White Progressives & the Police
“I must confess that over the past few years I have been gravely disappointed with the white moderate. I have almost reached the regrettable conclusion that the Negro’s great stumbling block in his stride toward freedom is not the White Citizen’s Counciler or the Ku Klux Klanner, but the white moderate, who is more devoted to ‘order’ than to justice; who prefers a negative peace which is the absence of tension to a positive peace which is the presence of justice.”
- Martin Luther King, Jr., “Letter from a Birmingham Jail”
At the end of July, I helped organize a symbolic funeral procession for Black lives, followed by a police violence awareness rally and die-in at a local police station. The event was organized in response to a “police appreciation day”, which had been created a community group and endorsed by the local safety board.
Holding a police appreciation day under these circumstances was like saying “Blue Lives Matter” in response to “Black Lives Matter”; it was an attempt to distract from the murders of people of color by police, to solidify uncritical loyalty for the police among the citizenry, and to discourage people from protesting or calling for the defunding of the police.
I expected the resistance from the Right. What surprised me, though, was the resistance I got from many White progressives. It seems that, while many White progressives are finally comfortable saying “Black Lives Matter”, they remain uncomfortable doing or saying anything that shows disloyalty to the police.
For example, a self-described “tree hugging hippie” expressed outrage about the police violence awareness event I organized and told me that she took cupcakes to the police station in her town to show her support for the “good ones”. These seemingly innocent expressions of support for the police by White people are really disturbing to me, as I know they are to many people of color. (Check out this article, “It’s Not Just A Bunch of Flowers,” by a Black environmental activist, writing in response to White activists bringing flowers to police who arrested them.) They reveal an ignorance on the part of even some progressive White people about the experience of Black and Brown people who are the ones most often the victims of police violence.
I think we need to examine where this loyalty to the police comes from. A friend recently pointed out that on a deep level White progressives tend to identify with the police instead of with people of color. The reason is that, since their inception, the police have been an extension of White supremacy. In a sense, an extension of us White people.
I also think there is a deep seated, racist fear of hoards of Black and Brown people coming to White suburbs to kills us and take our stuff and we are taught that a gun — whether held by the police or private citizens — is the only thing standing between us and them. It’s that same fear I saw in the eyes of the White woman in the Chipotle parking lot in Detroit who brandished a gun at a Black mother and her teenage daughter back in July. And it’s the same fear I saw in the eyes of the cop who killed Philando Castile back in 2016. That fear is racist. We need to dig it out and expose it to the light, so it can die.

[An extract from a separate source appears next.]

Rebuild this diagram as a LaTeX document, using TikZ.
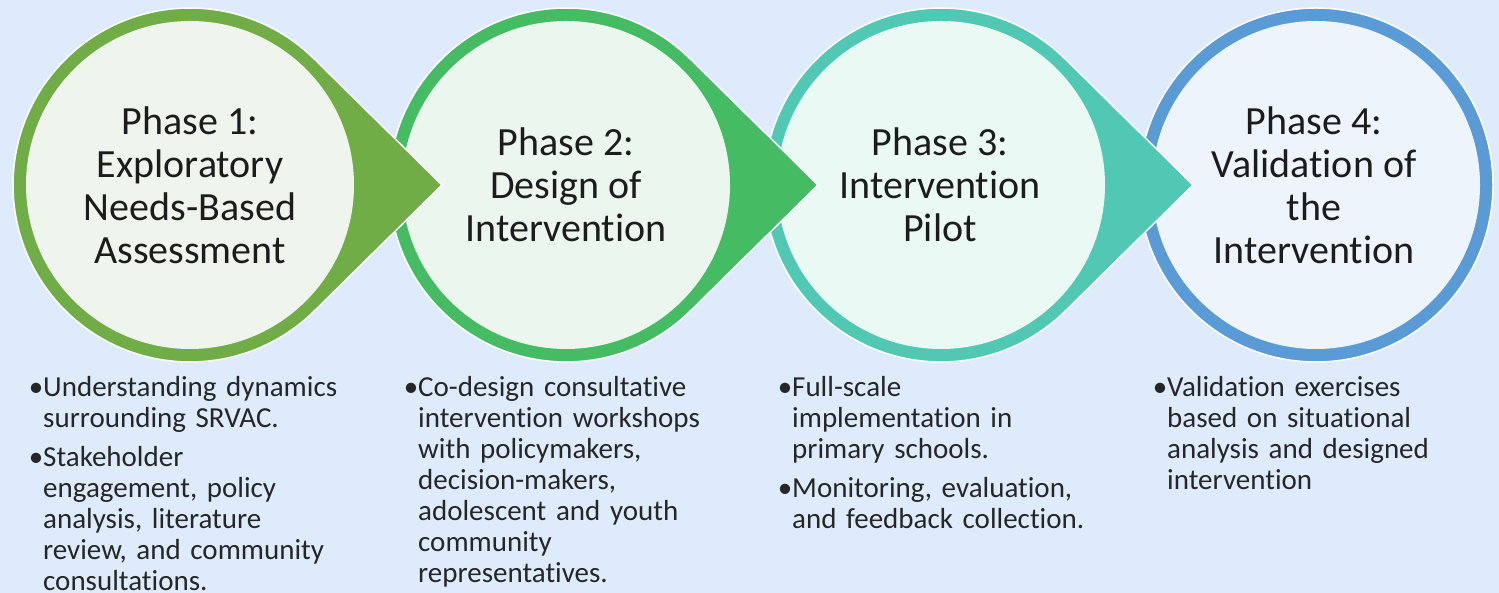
\documentclass[tikz,border=0pt]{standalone}
\usepackage{fontspec}
\setmainfont{Carlito}[Ligatures=NoCommon]
\definecolor{bg}{HTML}{DEEBFC}
\definecolor{ringA}{HTML}{70AD47}
\definecolor{fillA}{HTML}{EFF5EC}
\definecolor{ringB}{HTML}{45BC63}
\definecolor{fillB}{HTML}{EAF6EE}
\definecolor{ringC}{HTML}{50C8B4}
\definecolor{fillC}{HTML}{EBF9F4}
\definecolor{ringD}{HTML}{5B9BD5}
\definecolor{fillD}{HTML}{EDF4FB}
\definecolor{txt}{HTML}{1C1C1C}
\definecolor{btxt}{HTML}{262626}
\newcommand\phaseshape[3]{%
  \path[fill=#2, draw=white, line width=1.5pt]
    ([shift={(45.4:177)}]#1,408) arc[start angle=45.4, end angle=314.6, radius=177]
    -- (#1+252,408) -- cycle;
  \fill[#3] (#1,408) circle[radius=164];
}
\newcommand\bitem[1]{\noindent\llap{•}#1\par}
\begin{document}
\begin{tikzpicture}[x=1pt,y=1pt,
  title/.style={align=center, text=txt, inner sep=0pt,
    font=\fontsize{40}{43}\selectfont},
  bul/.style={anchor=base west, text width=360pt, align=left, inner sep=0pt,
    text=btxt, font=\fontsize{29}{31}\selectfont\setlength{\parskip}{8pt}}]
\fill[bg] (0,0) rectangle (1499,593);
\useasboundingbox (0,0) rectangle (1499,593);
% shapes drawn from last to first so each tip lies over the next circle
\fill[ringD] (1316,408) circle[radius=177];
\draw[white, line width=1.5pt] (1316,408) circle[radius=177];
\fill[fillD] (1316,408) circle[radius=164];
\phaseshape{941}{ringC}{fillC}
\phaseshape{566}{ringB}{fillB}
\phaseshape{190}{ringA}{fillA}
% titles
\node[title] (p1) at (190,408) {Phase 1:\\Exploratory\\Needs-Based\\Assessment};
\node[title] (p2) at (566,408) {Phase 2:\\Design of\\Intervention};
\node[title] (p3) at (940,408) {Phase 3:\\Intervention\\Pilot};
\node[title] (p4) at (1314,408) {Phase 4:\\Validation of\\the\\Intervention};
% bullet texts
\node[bul] (b1) at (43,196) {\bitem{Understanding dynamics\\surrounding SRVAC.}\bitem{Stakeholder\\engagement, policy\\analysis, literature\\review, and community\\consultations.}};
\node[bul] (b2) at (418,196) {\bitem{Co-design consultative\\intervention workshops\\with policymakers,\\decision-makers,\\adolescent and youth\\community\\representatives.}};
\node[bul] (b3) at (792,196) {\bitem{Full-scale\\implementation in\\primary schools.}\bitem{Monitoring, evaluation,\\and feedback collection.}};
\node[bul] (b4) at (1167,196) {\bitem{Validation exercises\\based on situational\\analysis and designed\\intervention}};
\end{tikzpicture}
\end{document}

I think another reason for the loyalty to the policy is that White progressives actually fear the police. They know, on some level, that the police are dangerous and must be placated. (Consider this Nevada sheriff who said he wouldn’t respond to calls from the public library any more after they expressed support for Black Lives Matter.) And that fear of the police should cause White progressives to question our identification with the police instead of with people of color.
Over the past several years, I’ve come to embrace the idea of abolishing the police, as my involvement in protests has brought me into more direct and adversarial contact with the police. (This essay explains my evolution toward supporting abolition of the police: “The Police Aren’t Here for You”.)
The responses I’ve gotten from White progressives have been surprising. They seem to think that the idea of abolishing the police is utopian, as if the existence of violence necessitates the police. They seem to forget that the police are a relatively recent invention in human society. (Ask yourself, “What did people do before there were police?”) They seem unaware of the coincidence of the growth of the institution of the police with the rise of capitalism. (Ask yourself, “Do the police actually protect people? Or do they spend most of their time protecting the property of the 1%?”) They seem blissfully unaware that the police, when they do respond to violent events, most often arrive after the violence or, if they do arrive in time, escalate it. And they seem to have somehow gotten the idea that abolishing the police means just getting rid of police and nothing more, when in fact it means replacing the police with something that works better (i.e., social workers, mental health professionals, drug treatment facilities, public school teachers, public housing, etc.) For people who call themselves “progressives,” these responses betray a serious failure of imagination.
Whenever someone tells me they are against police violence, but don’t support defunding the police, I ask them to tell me what job they they think the police do that couldn’t be done better by someone else without a gun. Most are hard pressed to do so. And if they say something like “stopping bank robberies” (which are pretty rare), I point out that the police don’t usually prevent bank robberies, they just respond to them.
Here’s a chart I made to help your progressive friends and family understand what defunding and abolishing the police might look like:
And here’s a good resources for when you have that urge to call the police: “12 Things to Do Instead of Calling the Cops”
“we need to lean on each other and our communities when we feel unsafe — not police. If you’re scared or need help, call me, a friend, or a neighbor instead. Calling someone else instead of the police is a safer option for you and everyone involved. … the safest I feel is when I am surrounded by a close family member or community who loves and cares for me. The police do not protect nor provide resources for our communities, we do.”